The Briefing
- Parent company relocating to Delaware, USA
- Half of all staff remain in Finland
- Revenue more than doubled to EUR 840M
Oura, the Oulu-born company behind the world’s leading smart ring, announced this week that it is moving its parent entity from Finland to Delaware, USA.
Oura’s parent company will now be Oura Inc., incorporated in Delaware, rather than the Finnish entity Oura Health Oy.
The company said Finland will retain its European headquarters and research center, and that roughly half of its global workforce continues to operate from Finland in research and development roles, numbers that have actually grown in recent months.
Still, the symbolic weight of the move is hard to dismiss. Oura was founded in 2013 by five entrepreneurs from the Oulu region in northern Finland. All five founders have since departed the company, and today only one Finnish representative sits on the board.
The relocation follows a familiar pattern for Finland’s most successful tech companies. Gaming giant Supercell, AI firm Silo AI, and space technology company Iceye have all taken similar paths: turning to foreign capital and, eventually, foreign corporate structures as they scaled beyond what the domestic market and investor ecosystem could support.
Oura’s move follows a strong fiscal year ending September 2025, where the company reported EUR 840.6 million in revenue. This figure more than doubles the EUR 367.4 million posted the previous year.
The company’s operating profit surged to EUR 113.5 million, up from just EUR 12.1 million the year before, pushing its operating margin to 13.5%, a figure that would be impressive for any mature consumer tech firm, let alone one still in hypergrowth mode.
The relocation follows a familiar pattern for Finland’s most successful tech companies.
CEO Tom Hale, an American who gave the interview to Finnish business daily Kauppalehti in Helsinki, said he was satisfied with the numbers. “They could always be better, but I think it’s a pretty good showing,” he said. “Perhaps more importantly, this was the third year in a row we essentially doubled our revenue. That means we’re sustaining this kind of growth—it’s not levelling off.”
Petteri Lahtela, one of Oura’s original founders, flagged the structural issues publicly last August in a Finnish business magazine, criticising the way state business subsidies repeatedly flow to large, established industrial companies, particularly in the forestry sector, while high-growth tech startups are left to seek capital abroad.

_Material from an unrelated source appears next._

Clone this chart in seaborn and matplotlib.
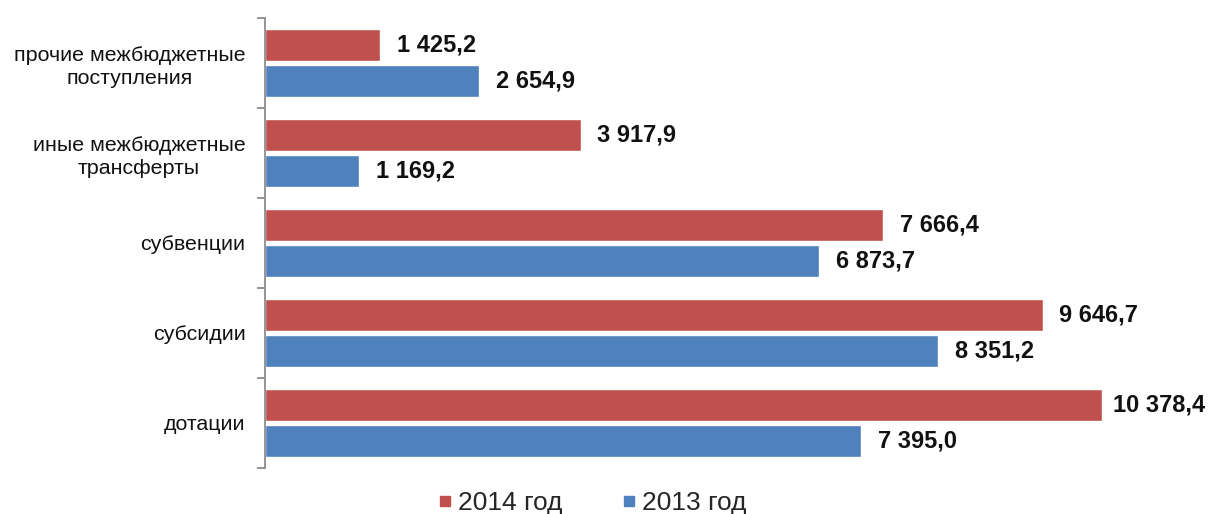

The company expects to sell its ten-millionth ring sometime this year, cementing its dominance in the smart ring category globally.
Delaware is the preferred incorporation state for roughly 68% of Fortune 500 companies due to its flexible corporate law, efficient court system, and favorable tax treatment for holding companies.
Finland, despite ranking among the world’s top nations for innovation and education, has long struggled to retain corporate headquarters of scaling tech firms, a challenge shared across the Nordic region.